*Records with drawing code*:

------------------------------------------------------------------------

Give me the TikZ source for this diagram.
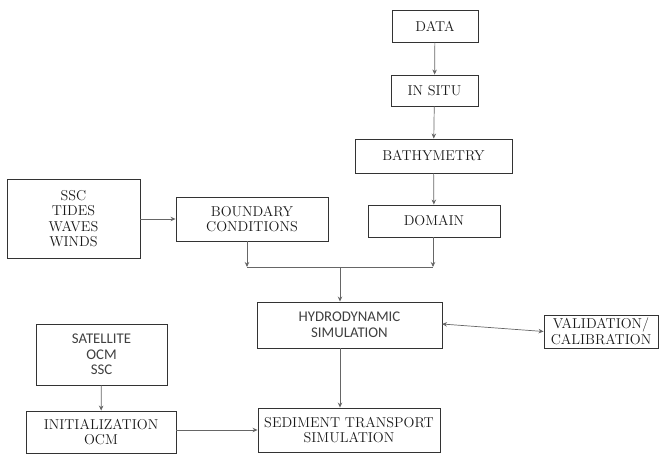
\documentclass[tikz,border=0pt]{standalone}
\usepackage{fontspec}
\newfontfamily\calfont{Carlito}
\usetikzlibrary{arrows.meta}
\begin{document}
\begin{tikzpicture}[x=1pt,y=-1pt,
  box/.style={draw=black!80,line width=0.9pt,inner sep=0pt,align=center,text=black!90,font=\rmfamily\fontsize{14.3}{15.5}\selectfont},
  sbox/.style={box,text=black!75,font=\calfont\fontsize{14.8}{15.5}\selectfont},
  conn/.style={draw=black!60,line width=0.7pt,-{Stealth[length=5pt,width=4.5pt]}},
  plain/.style={draw=black!60,line width=0.7pt}]
\useasboundingbox (0,0) rectangle (662,454);
\node[box,minimum width=86pt,minimum height=32pt] (data) at (435,26) {DATA};
\node[box,minimum width=87pt,minimum height=31pt] (insitu) at (434.5,90.5) {IN SITU};
\node[box,minimum width=157pt,minimum height=34pt] (bathy) at (433.5,156) {BATHYMETRY};
\node[box,minimum width=132pt,minimum height=32pt] (domain) at (434,221) {DOMAIN};
\node[box,minimum width=133pt,minimum height=79pt] (forcing) at (73.5,218.5) {SSC\\TIDES\\WAVES\\WINDS};
\node[box,minimum width=152pt,minimum height=44pt] (bc) at (252,219) {BOUNDARY\\CONDITIONS};
\node[sbox,minimum width=185pt,minimum height=46pt] (hydro) at (349.5,325) {HYDRODYNAMIC\\SIMULATION};
\node[box,minimum width=114pt,minimum height=33pt] (valid) at (601,331.5) {VALIDATION/\\CALIBRATION};
\node[sbox,minimum width=131pt,minimum height=61pt] (sat) at (101.5,354.5) {SATELLITE\\OCM\\SSC};
\node[box,minimum width=150pt,minimum height=42pt] (init) at (101,432) {INITIALIZATION\\OCM};
\node[box,minimum width=182pt,minimum height=44pt] (sed) at (349,430) {SEDIMENT TRANSPORT\\SIMULATION};
\coordinate (j1) at (247,267);
\coordinate (j2) at (433,267);
\coordinate (j3) at (340,267);
\coordinate (h1) at (442,324);
\coordinate (i1) at (176,430);
\draw[conn] (data) -- (insitu);
\draw[conn] (insitu) -- (bathy);
\draw[conn] (bathy) -- (domain);
\draw[conn] (forcing.east |- bc) -- (bc.west);
\draw[conn] (bc.south -| j1) -- (j1);
\draw[conn] (domain.south -| j2) -- (j2);
\draw[plain] (j1) -- (j2);
\draw[conn] (j3) -- (hydro.north -| j3);
\draw[conn,{Stealth[length=5pt,width=4.5pt]}-{Stealth[length=5pt,width=4.5pt]}] (h1) -- (valid.west);
\draw[conn] (hydro.south -| j3) -- (sed.north -| j3);
\draw[conn] (sat) -- (init);
\draw[conn] (i1) -- (sed.west |- i1);
\end{tikzpicture}
\end{document}
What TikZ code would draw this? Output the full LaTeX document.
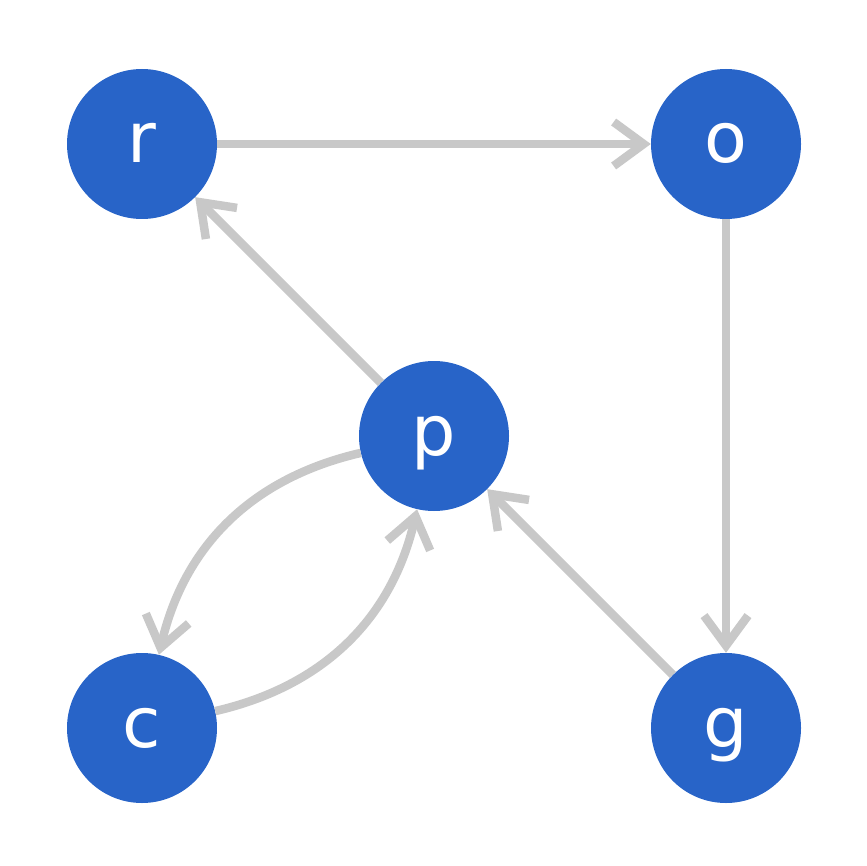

------------------------------------------------------------------------

*TASK DESCRIPTION*: Every entry must be transcribed exactly. Pictures do not belong in the copy.

*TASK RESULT*:
Give me the TikZ source for this diagram.
\documentclass[tikz,border=0pt]{standalone}
\usepackage{fontspec}
\newfontfamily\calfont{Carlito}
\usetikzlibrary{arrows.meta}
\begin{document}
\begin{tikzpicture}[x=1pt,y=-1pt,
  box/.style={draw=black!80,line width=0.9pt,inner sep=0pt,align=center,text=black!90,font=\rmfamily\fontsize{14.3}{15.5}\selectfont},
  sbox/.style={box,text=black!75,font=\calfont\fontsize{14.8}{15.5}\selectfont},
  conn/.style={draw=black!60,line width=0.7pt,-{Stealth[length=5pt,width=4.5pt]}},
  plain/.style={draw=black!60,line width=0.7pt}]
\useasboundingbox (0,0) rectangle (662,454);
\node[box,minimum width=86pt,minimum height=32pt] (data) at (435,26) {DATA};
\node[box,minimum width=87pt,minimum height=31pt] (insitu) at (434.5,90.5) {IN SITU};
\node[box,minimum width=157pt,minimum height=34pt] (bathy) at (433.5,156) {BATHYMETRY};
\node[box,minimum width=132pt,minimum height=32pt] (domain) at (434,221) {DOMAIN};
\node[box,minimum width=133pt,minimum height=79pt] (forcing) at (73.5,218.5) {SSC\\TIDES\\WAVES\\WINDS};
\node[box,minimum width=152pt,minimum height=44pt] (bc) at (252,219) {BOUNDARY\\CONDITIONS};
\node[sbox,minimum width=185pt,minimum height=46pt] (hydro) at (349.5,325) {HYDRODYNAMIC\\SIMULATION};
\node[box,minimum width=114pt,minimum height=33pt] (valid) at (601,331.5) {VALIDATION/\\CALIBRATION};
\node[sbox,minimum width=131pt,minimum height=61pt] (sat) at (101.5,354.5) {SATELLITE\\OCM\\SSC};
\node[box,minimum width=150pt,minimum height=42pt] (init) at (101,432) {INITIALIZATION\\OCM};
\node[box,minimum width=182pt,minimum height=44pt] (sed) at (349,430) {SEDIMENT TRANSPORT\\SIMULATION};
\coordinate (j1) at (247,267);
\coordinate (j2) at (433,267);
\coordinate (j3) at (340,267);
\coordinate (h1) at (442,324);
\coordinate (i1) at (176,430);
\draw[conn] (data) -- (insitu);
\draw[conn] (insitu) -- (bathy);
\draw[conn] (bathy) -- (domain);
\draw[conn] (forcing.east |- bc) -- (bc.west);
\draw[conn] (bc.south -| j1) -- (j1);
\draw[conn] (domain.south -| j2) -- (j2);
\draw[plain] (j1) -- (j2);
\draw[conn] (j3) -- (hydro.north -| j3);
\draw[conn,{Stealth[length=5pt,width=4.5pt]}-{Stealth[length=5pt,width=4.5pt]}] (h1) -- (valid.west);
\draw[conn] (hydro.south -| j3) -- (sed.north -| j3);
\draw[conn] (sat) -- (init);
\draw[conn] (i1) -- (sed.west |- i1);
\end{tikzpicture}
\end{document}
What TikZ code would draw this? Output the full LaTeX document.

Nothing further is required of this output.